Method 1: Using Regular Expressions
The simplest approach uses a regular expression to match and remove script tags.
function removeScriptTags(html) { return html.replace(/<script\b[^<]*(?:(?!<\/script>)<[^<]*)*<\/script>/gi, ''); } // Usage const dirtyHtml = '<p>Hello</p><script>alert("XSS")</script><p>World</p>'; const cleanHtml = removeScriptTags(dirtyHtml); console.log(cleanHtml); // Output: <p>Hello</p><p>World</p>
Pros:
- Simple and easy to implement
- Works for basic script tag removal
Cons:
- May not catch all variations of script tags
- Can be bypassed with more complex XSS attacks
Method 2: Using DOMParser
A more robust approach involves using the DOMParser to parse the HTML and then remove script nodes.
function removeScriptTags(html) { const doc = new DOMParser().parseFromString(html, 'text/html'); const scripts = doc.getElementsByTagName('script'); for (let i = scripts.length - 1; i >= 0; i--) { scripts[i].remove(); } return doc.body.innerHTML; } // Usage const dirtyHtml = '<p>Hello</p><script>alert("XSS")</script><p>World</p>'; const cleanHtml = removeScriptTags(dirtyHtml); console.log(cleanHtml); // Output: <p>Hello</p><p>World</p>
Pros:
- More reliable than regex for complex HTML structures
- Handles nested and malformed script tags better
Cons:
- Slightly more complex implementation
- May be slower for very large HTML strings
Method 3: Using createTreeWalker
For a more thorough approach, we can use createTreeWalker to traverse the DOM and remove script nodes.
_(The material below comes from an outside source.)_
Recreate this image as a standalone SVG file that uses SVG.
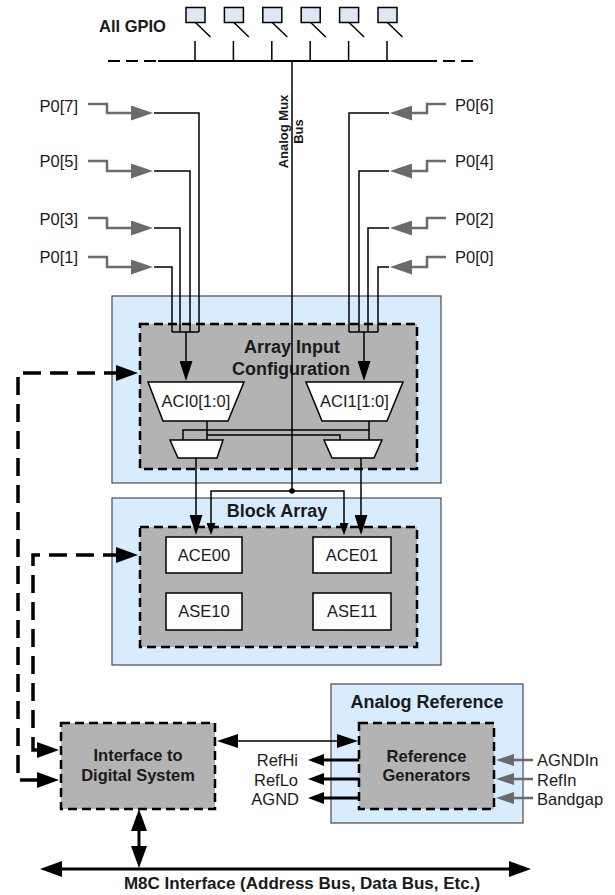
<svg xmlns="http://www.w3.org/2000/svg" width="615" height="895" viewBox="0 0 615 895">
<defs>
<style>
text{font-family:"Liberation Sans",Arial,sans-serif;fill:#1a1a1a}
.t{font-size:16.5px}
.tb{font-size:16.5px;font-weight:bold}
.title{font-size:18px;font-weight:bold}
.mid{text-anchor:middle}
.end{text-anchor:end}
.outer{fill:#d8ecff;stroke:#4a4a4a;stroke-width:1.2}
.inner{fill:#b3b3b3;stroke:#000;stroke-width:2.5;stroke-dasharray:9,5}
.box{fill:#fff;stroke:#000;stroke-width:1.5}
.pin{fill:#dfe7f5;stroke:#000;stroke-width:1.5}
.w{fill:none;stroke:#000;stroke-width:1.5}
.g{fill:none;stroke:#6b6b6b;stroke-width:2.5}
.thick{fill:none;stroke:#000;stroke-width:3}
.dash{fill:none;stroke:#000;stroke-width:3.5;stroke-dasharray:18,9}
</style>
<marker id="ahBig" markerUnits="userSpaceOnUse" markerWidth="20" markerHeight="13" refX="1" refY="6.5" orient="auto-start-reverse"><path d="M0,0 L20,6.5 L0,13 z" fill="#000"/></marker>
<marker id="ahSmall" markerUnits="userSpaceOnUse" markerWidth="12" markerHeight="9" refX="1" refY="4.5" orient="auto-start-reverse"><path d="M0,0 L12,4.5 L0,9 z" fill="#000"/></marker>
<marker id="ahGray" markerUnits="userSpaceOnUse" markerWidth="22" markerHeight="15" refX="1" refY="7.5" orient="auto-start-reverse"><path d="M0,0 L22,7.5 L0,15 z" fill="#6b6b6b"/></marker>
<marker id="ahGray2" markerUnits="userSpaceOnUse" markerWidth="18" markerHeight="12" refX="1" refY="6" orient="auto-start-reverse"><path d="M0,0 L18,6 L0,12 z" fill="#6b6b6b"/></marker>
<marker id="ahDash" markerUnits="userSpaceOnUse" markerWidth="22" markerHeight="16" refX="1" refY="8" orient="auto-start-reverse"><path d="M0,0 L22,8 L0,16 z" fill="#000"/></marker>
<marker id="ahMid" markerUnits="userSpaceOnUse" markerWidth="21" markerHeight="14" refX="1" refY="7" orient="auto-start-reverse"><path d="M0,0 L21,7 L0,14 z" fill="#000"/></marker>
<marker id="ahOut" markerUnits="userSpaceOnUse" markerWidth="16" markerHeight="12" refX="1" refY="6" orient="auto-start-reverse"><path d="M0,0 L16,6 L0,12 z" fill="#000"/></marker>
<marker id="ahBus" markerUnits="userSpaceOnUse" markerWidth="22" markerHeight="16" refX="1" refY="8" orient="auto-start-reverse"><path d="M0,0 L22,8 L0,16 z" fill="#000"/></marker>
</defs>
<rect width="615" height="895" fill="#fff"/>

<g id="gpio">
<text class="tb" x="99" y="32">All GPIO</text>
<rect class="pin" x="186" y="7.5" width="19" height="15"/>
<rect class="pin" x="224.4" y="7.5" width="19" height="15"/>
<rect class="pin" x="262.8" y="7.5" width="19" height="15"/>
<rect class="pin" x="301.2" y="7.5" width="19" height="15"/>
<rect class="pin" x="339.6" y="7.5" width="19" height="15"/>
<rect class="pin" x="378" y="7.5" width="19" height="15"/>
<path class="w" d="M195.5,22.5 L210.5,37 M233.9,22.5 L248.9,37 M272.3,22.5 L287.3,37 M310.7,22.5 L325.7,37 M349.1,22.5 L364.1,37 M387.5,22.5 L402.5,37"/>
<path class="w" d="M195,41 V61 M233.4,41 V61 M271.8,41 V61 M310.2,41 V61 M348.6,41 V61 M387,41 V61"/>
</g>

<g id="p0-labels">
<text class="t end" x="78" y="111.5">P0[7]</text>
<text class="t end" x="78" y="167">P0[5]</text>
<text class="t end" x="78" y="224.5">P0[3]</text>
<text class="t end" x="78" y="263">P0[1]</text>
<text class="t" x="455" y="110.5">P0[6]</text>
<text class="t" x="455" y="167">P0[4]</text>
<text class="t" x="455" y="224.5">P0[2]</text>
<text class="t" x="455" y="263">P0[0]</text>
</g>

<g id="array-input-configuration">
<rect class="outer" x="112" y="296" width="329" height="187"/>
<rect class="inner" x="140" y="324" width="277" height="145"/>
<text class="title mid" x="292" y="353">Array Input</text>
<text class="title mid" x="291" y="375">Configuration</text>
</g>
<g id="aci0">
<polygon class="box" points="148,382 244,382 228,421 163,421"/>
<text class="t mid" x="196" y="407">ACI0[1:0]</text>
</g>
<g id="aci1">
<polygon class="box" points="306,382 403,382 387,421 322,421"/>
<text class="t mid" x="354.5" y="407">ACI1[1:0]</text>
</g>
<g id="mux-left">
<polygon class="box" points="170,440 223,440 217,458 178,458"/>
</g>
<g id="mux-right">
<polygon class="box" points="324,440 382,440 374,458 332,458"/>
</g>

<g id="block-array">
<rect class="outer" x="112" y="498" width="329" height="167"/>
<rect class="inner" x="140" y="527" width="277" height="120"/>
<text class="title mid" x="277" y="517">Block Array</text>
</g>
<g id="ace00"><rect class="box" x="166" y="537" width="76" height="36"/><text class="t mid" x="204" y="561">ACE00</text></g>
<g id="ace01"><rect class="box" x="313" y="537" width="78" height="36"/><text class="t mid" x="352" y="561">ACE01</text></g>
<g id="ase10"><rect class="box" x="166" y="593" width="76" height="37"/><text class="t mid" x="204" y="617">ASE10</text></g>
<g id="ase11"><rect class="box" x="313" y="593" width="78" height="37"/><text class="t mid" x="352" y="617">ASE11</text></g>

<g id="interface-digital">
<rect class="inner" x="61" y="723" width="154" height="86"/>
<text class="tb mid" x="138" y="761">Interface to</text>
<text class="tb mid" x="138" y="781">Digital System</text>
</g>

<g id="analog-reference">
<rect class="outer" x="331" y="684" width="192" height="139"/>
<text class="title mid" x="427" y="708">Analog Reference</text>
</g>
<g id="reference-generators">
<rect class="inner" x="359" y="723" width="135" height="86"/>
<text class="tb mid" x="426.5" y="762">Reference</text>
<text class="tb mid" x="426.5" y="781">Generators</text>
</g>

<g id="ref-labels">
<text class="t end" x="298" y="766">RefHi</text>
<text class="t end" x="298" y="786">RefLo</text>
<text class="t end" x="299" y="805">AGND</text>
<text class="t" x="537" y="766">AGNDIn</text>
<text class="t" x="537" y="786">RefIn</text>
<text class="t" x="537" y="805">Bandgap</text>
</g>

<g id="connectors">
<path d="M158,61 H425" fill="none" stroke="#000" stroke-width="2"/>
<path d="M108,61 H158 M425,61 H475" fill="none" stroke="#000" stroke-width="2" stroke-dasharray="12,6"/>
<path class="w" d="M292,61 V491"/>
<text style="font-size:13px;font-weight:bold" text-anchor="middle" transform="translate(287.5,131.5) rotate(-90)">Analog Mux</text>
<text style="font-size:13px;font-weight:bold" text-anchor="middle" transform="translate(302.5,131.5) rotate(-90)">Bus</text>

<path class="g" d="M88,104 H107 V113 H132" marker-end="url(#ahGray)"/>
<path class="g" d="M88,161 H107 V171 H132" marker-end="url(#ahGray)"/>
<path class="g" d="M88,218 H107 V228 H132" marker-end="url(#ahGray)"/>
<path class="g" d="M88,257 H107 V267 H132" marker-end="url(#ahGray)"/>
<path class="w" d="M154,113 H199 V332 M154,171 H190 V332 M154,228 H180 V332 M154,267 H172 V332 M172,332 H199"/>
<path class="w" d="M186,332 V362" marker-end="url(#ahBig)"/>

<path class="g" d="M446,104 H427 V113 H411" marker-end="url(#ahGray)"/>
<path class="g" d="M446,161 H427 V171 H411" marker-end="url(#ahGray)"/>
<path class="g" d="M446,218 H427 V228 H411" marker-end="url(#ahGray)"/>
<path class="g" d="M446,257 H427 V267 H411" marker-end="url(#ahGray)"/>
<path class="w" d="M389,113 H349 V332 M389,171 H359 V332 M389,228 H368 V332 M389,267 H378 V332 M349,332 H378"/>
<path class="w" d="M364,332 V362" marker-end="url(#ahBig)"/>

<path class="w" d="M207,421 V440 M207,435 H340 V440 M369,421 V440 M369,430 H183 V440"/>

<path class="w" d="M196,458 V516" marker-end="url(#ahBig)"/>
<path class="w" d="M361,458 V516" marker-end="url(#ahBig)"/>
<path class="w" d="M211,524 V491 H344 V524" marker-start="url(#ahSmall)" marker-end="url(#ahSmall)"/>
<circle cx="292" cy="491" r="2.8" fill="#000"/>

<path class="dash" d="M38,780 H18 V373 H117" marker-start="url(#ahDash)" marker-end="url(#ahDash)"/>
<path class="dash" d="M38,750 H33 V555 H117" marker-start="url(#ahDash)" marker-end="url(#ahDash)"/>

<path class="w" d="M237,741 H338" marker-start="url(#ahMid)" marker-end="url(#ahMid)"/>

<path class="thick" d="M359,760 H323" marker-end="url(#ahOut)"/>
<path class="thick" d="M359,779 H323" marker-end="url(#ahOut)"/>
<path class="thick" d="M359,798 H323" marker-end="url(#ahOut)"/>

<path class="g" d="M533,760 H513" marker-end="url(#ahGray2)"/>
<path class="g" d="M533,779 H513" marker-end="url(#ahGray2)"/>
<path class="g" d="M533,798 H513" marker-end="url(#ahGray2)"/>

<path class="thick" d="M139,830 V847" marker-start="url(#ahBus)" marker-end="url(#ahBus)"/>
<path class="thick" d="M61,869 H510" marker-start="url(#ahBus)" marker-end="url(#ahBus)"/>
</g>

<text style="font-size:17px;font-weight:bold" text-anchor="middle" x="302" y="889">M8C Interface (Address Bus, Data Bus, Etc.)</text>
</svg>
function removeScriptTags(html) { const doc = new DOMParser().parseFromString(html, 'text/html'); const walker = document.createTreeWalker(doc.body, NodeFilter.SHOW_ELEMENT); const nodesToRemove = []; while (walker.nextNode()) { if (walker.currentNode.tagName === 'SCRIPT') { nodesToRemove.push(walker.currentNode); } } nodesToRemove.forEach(node => node.remove()); return doc.body.innerHTML; } // Usage const dirtyHtml = '<p>Hello</p><script>alert("XSS")</script><p>World</p>'; const cleanHtml = removeScriptTags(dirtyHtml); console.log(cleanHtml); // Output: <p>Hello</p><p>World</p>
Pros:
- Very thorough, catches deeply nested script tags
- Allows for more complex filtering logic
Cons:
- More verbose than other methods
- Might be overkill for simple HTML strings
Method 4: Using a Sanitization Library (DOMPurify)
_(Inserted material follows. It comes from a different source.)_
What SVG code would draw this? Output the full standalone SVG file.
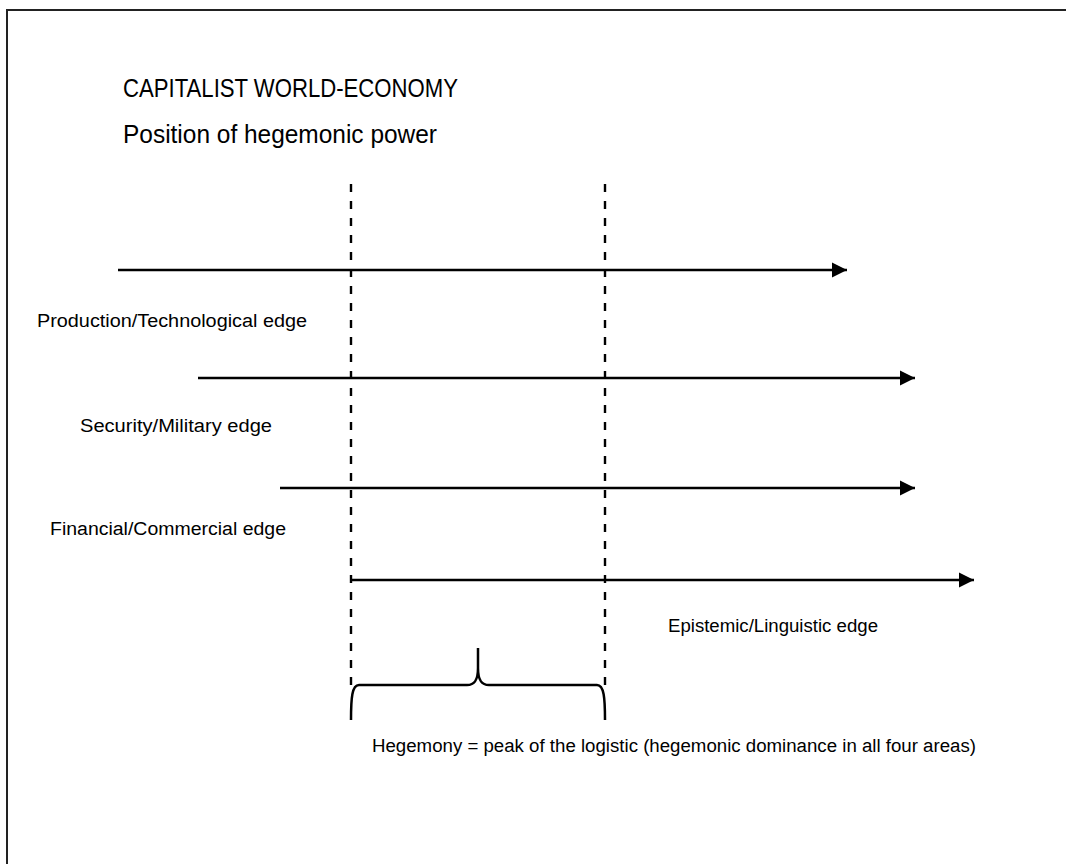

For production-grade sanitization, consider using a well-maintained library like DOMPurify.
// Make sure to include DOMPurify in your project // <script src="https://cdnjs.cloudflare.com/ajax/libs/dompurify/2.3.3/purify.min.js"></script> function removeScriptTags(html) { return DOMPurify.sanitize(html); } // Usage const dirtyHtml = '<p>Hello</p><script>alert("XSS")</script><p>World</p>'; const cleanHtml = removeScriptTags(dirtyHtml); console.log(cleanHtml); // Output: <p>Hello</p><p>World</p>
Pros:
- Highly secure and well-maintained
- Handles a wide range of XSS attack vectors
Cons:
- Adds an external dependency to your project
- May remove more than just script tags, depending on configuration
Method 5: Using the Sanitizer API (Experimental)
For cutting-edge browsers, the new Sanitizer API provides a native solution.
async function removeScriptTags(html) { if ('Sanitizer' in window) { const sanitizer = new Sanitizer(); const fragment = document.createRange().createContextualFragment(html); const cleanFragment = await sanitizer.sanitize(fragment); return cleanFragment.firstChild.innerHTML; } else { // Fallback to another method return removeScriptTagsUsingRegex(html); } } // Usage const dirtyHtml = '<p>Hello</p><script>alert("XSS")</script><p>World</p>'; removeScriptTags(dirtyHtml).then(cleanHtml => { console.log(cleanHtml); // Output: <p>Hello</p><p>World</p> });
Pros:
- Native browser API, potentially more performant
- Standardized approach to sanitization
Cons:
- Limited browser support as of now
- Requires fallback for unsupported browsers
Which Method Should You Use?
The choice depends on your specific needs:
- Use regex for quick and simple script tag removal in controlled environments.
- Opt for DOMParser or createTreeWalker for more reliable removal in complex HTML.
- Consider DOMPurify for production-grade sanitization.
- Explore the Sanitizer API for future-proof, native browser support.
For most scenarios, a combination of DOMParser (Method 2) and a fallback to regex (Method 1) provides a good balance of reliability and simplicity.